'Man strength' a bonus for Ricky Burns ahead of Kevin Mitchell bout

By Keir MurrayBBC Sport Scotland

WBO world champion Ricky Burns feels fighting at lightweight is bringing out the best in him.

The Coatbridge boxer defends his title against Kevin Mitchell in Glasgow on Saturday in front of up to 10,000 fans, his third bout at the heavier weight.

"The move up to lightweight has done me good," said Burns, 29. "There is no more killing myself worrying about what I'm eating and making the weight.

"I have matured as a fighter. I've got my man strength now.

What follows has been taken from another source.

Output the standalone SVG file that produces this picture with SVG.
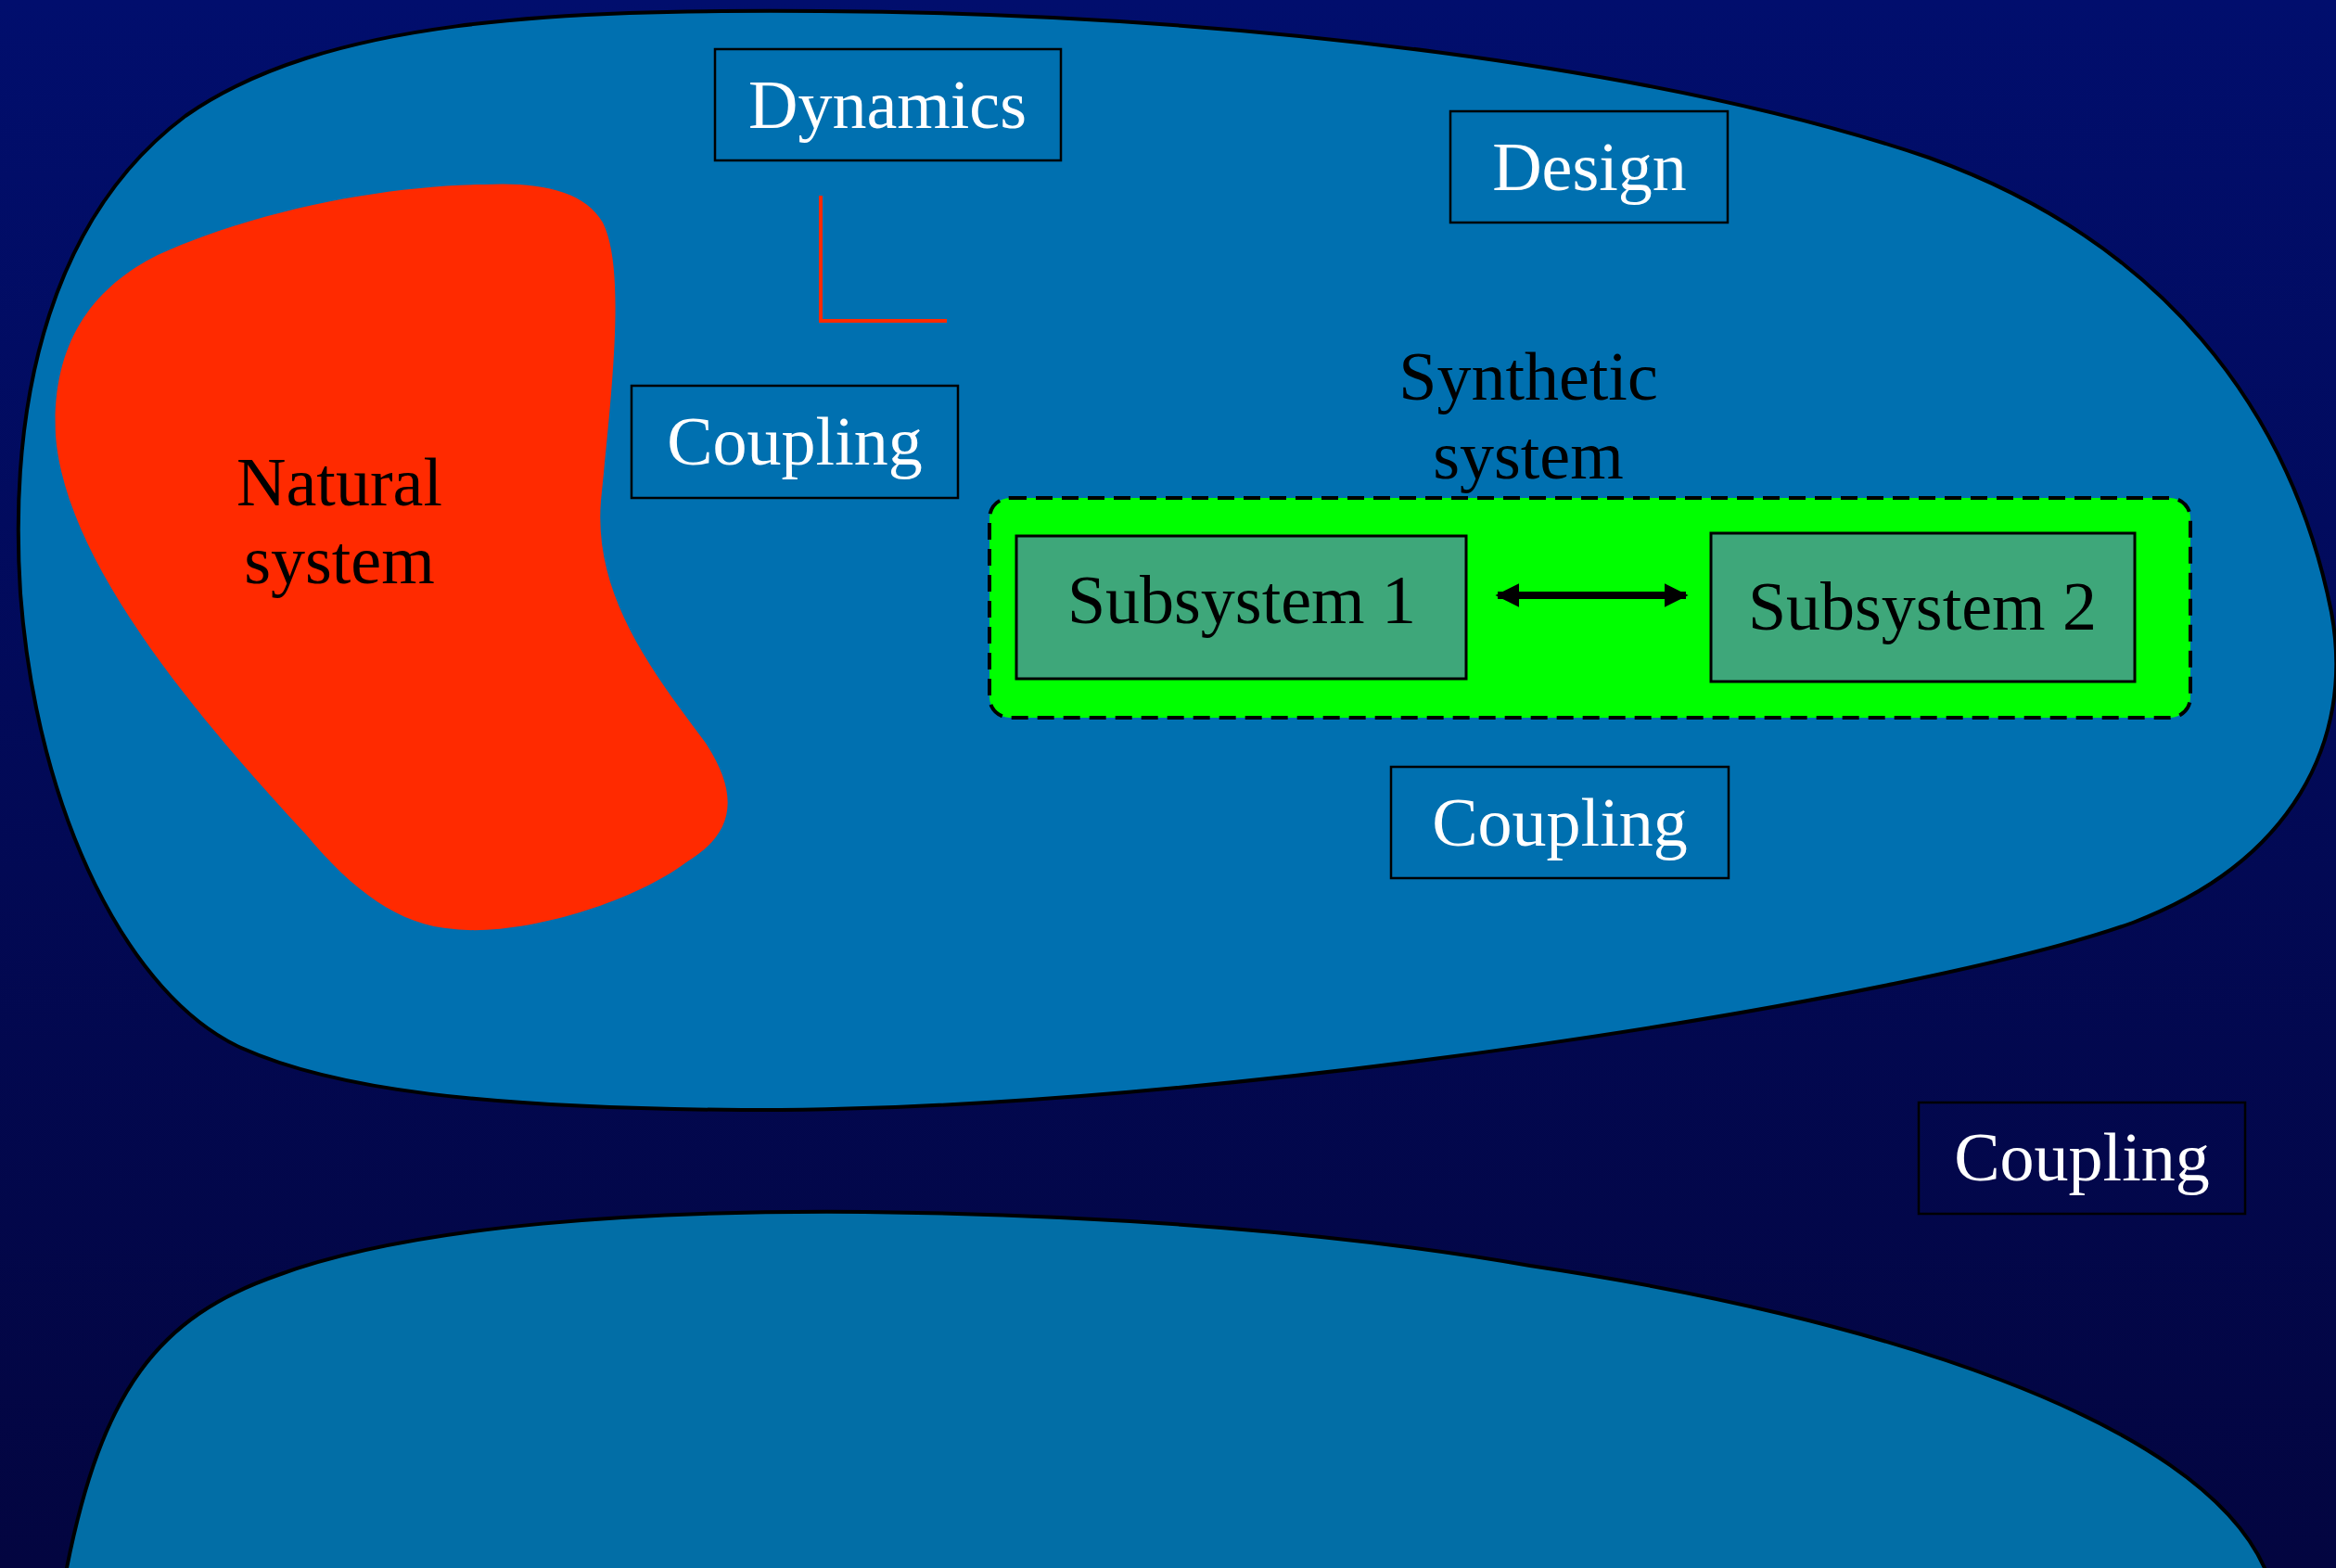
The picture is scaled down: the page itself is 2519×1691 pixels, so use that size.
<svg xmlns="http://www.w3.org/2000/svg" width="2519" height="1691" viewBox="0 0 2519 1691">
<defs>
<linearGradient id="bg" x1="0" y1="0" x2="0" y2="1">
<stop offset="0" stop-color="#010e6d"/>
<stop offset="1" stop-color="#030540"/>
</linearGradient>
<marker id="ah" viewBox="0 0 10 10" refX="9" refY="5" markerWidth="3.2" markerHeight="3.2" orient="auto-start-reverse" markerUnits="strokeWidth">
<path d="M0,0 L10,5 L0,10 Z" fill="#000"/>
</marker>
<style>
.lbl{font-family:"Liberation Serif","Times New Roman",serif;font-size:74px;text-anchor:middle}
.w{fill:#fff}
.k{fill:#000}
.box{fill:none;stroke:#000;stroke-width:2.5}
.sub{fill:#3ea77a;stroke:#000;stroke-width:3}
</style>
</defs>
<rect x="0" y="0" width="2519" height="1691" fill="url(#bg)"/>
<g id="design-space">
<path d="M885,12 C1350,15 1800,75 2080,170 C2330,260 2470,440 2514,660 C2540,800 2470,930 2300,995 C2080,1075 1300,1200 800,1197 C520,1195 360,1175 260,1130 C140,1075 40,880 22,640 C8,420 60,230 200,125 C350,20 600,10 885,12 Z" fill="#0070b0" stroke="#000" stroke-width="4"/>
</g>
<g id="lower-space">
<path d="M72,1691 C110,1500 170,1420 300,1375 C450,1320 700,1305 932,1307 C1200,1310 1450,1330 1650,1365 C2020,1420 2370,1530 2442,1691 L2442,1700 L72,1700 Z" fill="#026ea6" stroke="#000" stroke-width="4"/>
</g>
<g id="natural-system">
<path d="M522,199 C580,196 630,205 650,240 C675,290 660,420 648,540 C640,640 700,720 760,800 C800,860 790,900 740,930 C680,975 560,1010 490,1002 C430,998 380,960 330,900 C200,760 70,600 60,470 C55,370 100,310 170,275 C280,225 420,200 522,199 Z" fill="#ff2a00"/>
<text class="lbl k" x="366" y="545">Natural</text>
<text class="lbl k" x="366" y="629">system</text>
</g>
<g id="dynamics">
<rect class="box" x="771" y="53" width="373" height="120"/>
<text class="lbl w" x="957" y="138">Dynamics</text>
</g>
<g id="coupling-1">
<rect class="box" x="681" y="416" width="352" height="121"/>
<text class="lbl w" x="857" y="501">Coupling</text>
</g>
<g id="design">
<rect class="box" x="1564" y="120" width="299" height="120"/>
<text class="lbl w" x="1714" y="205">Design</text>
</g>
<g id="synthetic-system">
<rect x="1067" y="537" width="1295" height="237" rx="22" ry="22" fill="#00ff00" stroke="#000" stroke-width="4" stroke-dasharray="18 10"/>
<text class="lbl k" x="1648" y="431">Synthetic</text>
<text class="lbl k" x="1648" y="516">system</text>
</g>
<g id="subsystem-1">
<rect class="sub" x="1096" y="578" width="485" height="154"/>
<text class="lbl k" x="1339" y="672">Subsystem 1</text>
</g>
<g id="subsystem-2">
<rect class="sub" x="1845" y="575" width="457" height="160"/>
<text class="lbl k" x="2073" y="679">Subsystem 2</text>
</g>
<g id="coupling-2">
<rect class="box" x="1500" y="827" width="364" height="120"/>
<text class="lbl w" x="1682" y="912">Coupling</text>
</g>
<g id="coupling-3">
<rect class="box" x="2069" y="1189" width="352" height="120"/>
<text class="lbl w" x="2245" y="1273">Coupling</text>
</g>
<g id="connectors">
<path d="M885,211 L885,346 L1021,346" fill="none" stroke="#ff2a00" stroke-width="4"/>
<line x1="1615" y1="642" x2="1818" y2="642" stroke="#000" stroke-width="8" marker-start="url(#ah)" marker-end="url(#ah)"/>
</g>
</svg>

I'm stronger."

His bout against Dagenham's Mitchell, two years Burns's junior, will be a stiff test for the Scot.

The pair have comparable records: Burns has lost twice in 36 bouts but not since February 2007, when he was beaten on points by Carl Johanneson while challenging for the British super-featherweight title.

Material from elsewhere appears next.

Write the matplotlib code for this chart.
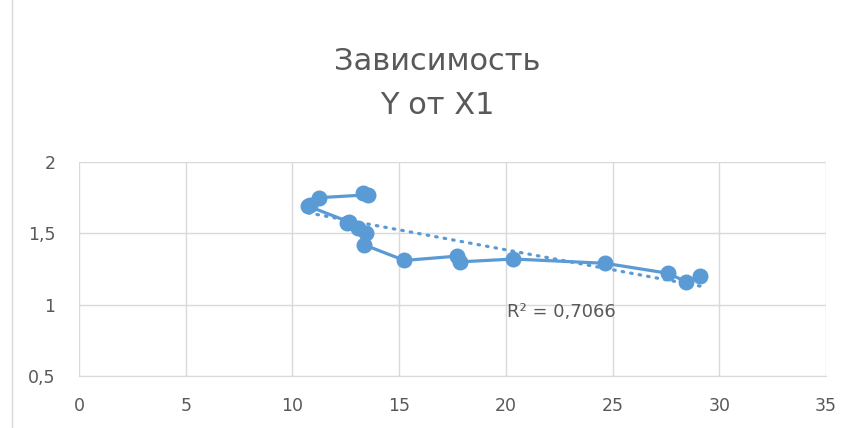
import numpy as np
import matplotlib.pyplot as plt
from matplotlib.lines import Line2D

# данные (порядок точек как на графике)
x1 = [13.3, 13.55, 11.25, 10.8, 10.75, 12.65, 12.55, 13.05, 13.45, 13.35, 15.25,
      17.7, 17.85, 20.35, 24.65, 27.6, 28.45, 29.1]
y = [1.78, 1.77, 1.75, 1.70, 1.69, 1.58, 1.57, 1.54, 1.50, 1.42, 1.31,
     1.34, 1.30, 1.32, 1.29, 1.22, 1.16, 1.20]
xticks = [0, 5, 10, 15, 20, 25, 30, 35]
yticks = [0.5, 1, 1.5, 2]
ytick_labels = ['0,5', '1', '1,5', '2']

blue = '#5B9BD5'
gray = '#595959'
grid = '#D9D9D9'

plt.rcParams['font.family'] = ['DejaVu Sans']
fig = plt.figure(figsize=(8.56, 4.28), dpi=100)
ax = fig.add_axes([79/856, 1-376/428, (826-79)/856, (376-162)/428])

# линия тренда
k, b = np.polyfit(x1, y, 1)
tx = np.array([min(x1), max(x1)])
ax.plot(tx, k*tx + b, color=blue, lw=2.3, linestyle=(0, (0.5, 2.2)),
        dash_capstyle='round', zorder=2)

ax.plot(x1, y, color=blue, lw=2.3, marker='o', markersize=10.5, zorder=3)

ax.text(22.6, 0.95, 'R² = 0,7066', fontsize=13, color=gray, ha='center', va='center')

ax.set_xlim(0, 35)
ax.set_ylim(0.5, 2)
ax.set_xticks(xticks)
ax.set_yticks(yticks)
ax.set_yticklabels(ytick_labels)
ax.grid(True, color=grid, lw=1)
ax.set_axisbelow(True)
for s in ['top', 'right', 'left']:
    ax.spines[s].set_visible(False)
ax.spines['bottom'].set_color(grid)
ax.tick_params(length=0, labelsize=12.5, labelcolor=gray)
ax.tick_params(axis='x', pad=15)
ax.tick_params(axis='y', pad=17)

fig.text(437/856, 1-62/428, 'Зависимость', fontsize=22, color=gray, ha='center', va='center')
fig.text(437/856, 1-106/428, 'Y от X1', fontsize=22, color=gray, ha='center', va='center')

# рамка диаграммы слева
fig.add_artist(Line2D([12/856, 12/856], [0, 1], color=grid, lw=1, transform=fig.transFigure))

fig.savefig('out.png', dpi=100)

A year after that bout, Mitchell beat Johanneson to claim the British title.

Mitchell has tasted defeat only once in 34 bouts, to Michael Katsidis just over two years ago, when the Essex fighter had gone off the rails in his private life.

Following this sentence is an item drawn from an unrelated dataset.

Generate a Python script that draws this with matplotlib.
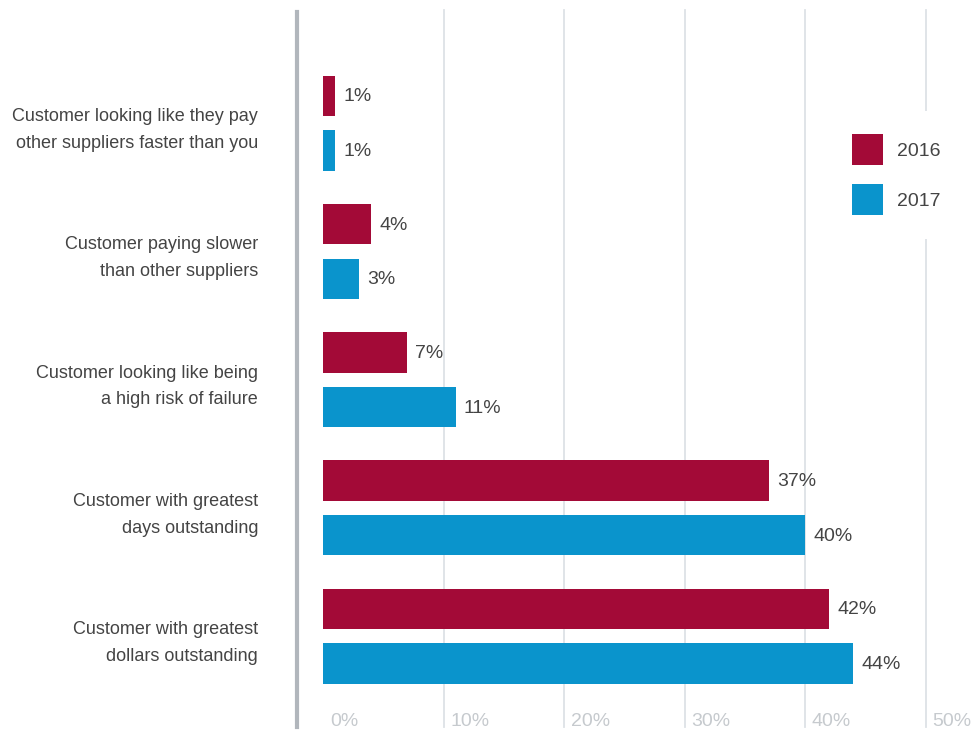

Katsidis, of course, was on the receiving end of Burns's fists at Wembley in his first bout since moving up from super-featherweight, at which weight he was also world champion.

"I feel I have improved as a fighter," Burns told BBC Scotland.

"I am a lot more aggressive and physically stronger and hopefully I can show that on Saturday night.

"I am just counting down the days. All the preparation went well. I am prepared for whatever happens.

"It is now just a case of keeping sharp and getting the weigh-in over on Friday.

"To me, it is just another fight, but I know it is going to be a very hard fight.

"I think we've got all bases covered. Whatever Kevin brings to the table on Saturday, we are going to be ready for it."

It is not just in the ring that Burns and Mitchell engage in battle - they enjoy a spot of virtual gaming from opposite ends of the British Isles, the pair having built up a friendship as they developed through boxing's ranks.

"Me and Kevin get on well, but once we step in that ring, it is time to go to work. Friendship is put aside for one night," added Burns.